**Exercise:**
Repeat the listing that follows, character for character, minus the pictures.

>> START Given information

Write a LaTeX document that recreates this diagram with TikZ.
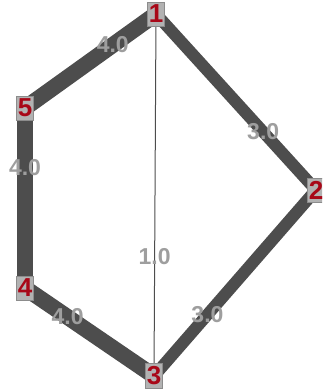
\documentclass[tikz,border=0pt]{standalone}
\usepackage{fontspec}
\setmainfont{Liberation Sans}
\usepackage{tikz}
\definecolor{graphedge}{RGB}{77,77,77}
\definecolor{graphlabel}{RGB}{158,158,158}
\definecolor{graphred}{RGB}{168,8,24}
\definecolor{graphbox}{RGB}{178,178,178}
\definecolor{graphboxline}{RGB}{140,140,140}
\tikzset{
  vertex/.style={draw=graphboxline, fill=graphbox, text=graphred,
    font=\fontsize{26}{26}\selectfont\bfseries, inner xsep=1.5pt,
    inner ysep=3pt, line width=0.8pt},
  weightlabel/.style={text=graphlabel, font=\fontsize{23}{23}\selectfont\bfseries,
    inner sep=0pt}
}

\begin{document}
\begin{tikzpicture}[x=1pt, y=-1pt]

  \useasboundingbox (0,0) rectangle (322,391);
  \clip (0,0) rectangle (322,391);

  % === VERTICES (positions only) ===
  \coordinate (p1) at (156,14);
  \coordinate (p2) at (316,190);
  \coordinate (p3) at (154,376);
  \coordinate (p4) at (25,288);
  \coordinate (p5) at (25,108);

  % === WEIGHTED EDGES ===
  \foreach \a/\b/\w/\lw in {
    5/1/4.0/16,
    1/2/3.0/12,
    4/5/4.0/16,
    1/3/1.0/1,
    2/3/3.0/12,
    3/4/4.0/16} {
    \draw[graphedge, line width=\lw pt] (p\a) -- (p\b);
  }

  % Edge weights
  \foreach \a/\b/\w in {
    5/1/4.0, 1/2/3.0, 4/5/4.0, 1/3/1.0, 2/3/3.0, 3/4/4.0} {
    \path (p\a) -- (p\b) node[weightlabel, pos=0.67] (w\a\b) {\w};
  }

  % === VERTEX BOXES ===
  \foreach \n in {1,...,5} {
    \node[vertex] (v\n) at (p\n) {\n};
  }

\end{tikzpicture}
\end{document}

>> END Given information

**The result:**
Write a LaTeX document that recreates this diagram with TikZ.
\documentclass[tikz,border=0pt]{standalone}
\usepackage{fontspec}
\setmainfont{Liberation Sans}
\usepackage{tikz}
\definecolor{graphedge}{RGB}{77,77,77}
\definecolor{graphlabel}{RGB}{158,158,158}
\definecolor{graphred}{RGB}{168,8,24}
\definecolor{graphbox}{RGB}{178,178,178}
\definecolor{graphboxline}{RGB}{140,140,140}
\tikzset{
  vertex/.style={draw=graphboxline, fill=graphbox, text=graphred,
    font=\fontsize{26}{26}\selectfont\bfseries, inner xsep=1.5pt,
    inner ysep=3pt, line width=0.8pt},
  weightlabel/.style={text=graphlabel, font=\fontsize{23}{23}\selectfont\bfseries,
    inner sep=0pt}
}

\begin{document}
\begin{tikzpicture}[x=1pt, y=-1pt]

  \useasboundingbox (0,0) rectangle (322,391);
  \clip (0,0) rectangle (322,391);

  % === VERTICES (positions only) ===
  \coordinate (p1) at (156,14);
  \coordinate (p2) at (316,190);
  \coordinate (p3) at (154,376);
  \coordinate (p4) at (25,288);
  \coordinate (p5) at (25,108);

  % === WEIGHTED EDGES ===
  \foreach \a/\b/\w/\lw in {
    5/1/4.0/16,
    1/2/3.0/12,
    4/5/4.0/16,
    1/3/1.0/1,
    2/3/3.0/12,
    3/4/4.0/16} {
    \draw[graphedge, line width=\lw pt] (p\a) -- (p\b);
  }

  % Edge weights
  \foreach \a/\b/\w in {
    5/1/4.0, 1/2/3.0, 4/5/4.0, 1/3/1.0, 2/3/3.0, 3/4/4.0} {
    \path (p\a) -- (p\b) node[weightlabel, pos=0.67] (w\a\b) {\w};
  }

  % === VERTEX BOXES ===
  \foreach \n in {1,...,5} {
    \node[vertex] (v\n) at (p\n) {\n};
  }

\end{tikzpicture}
\end{document}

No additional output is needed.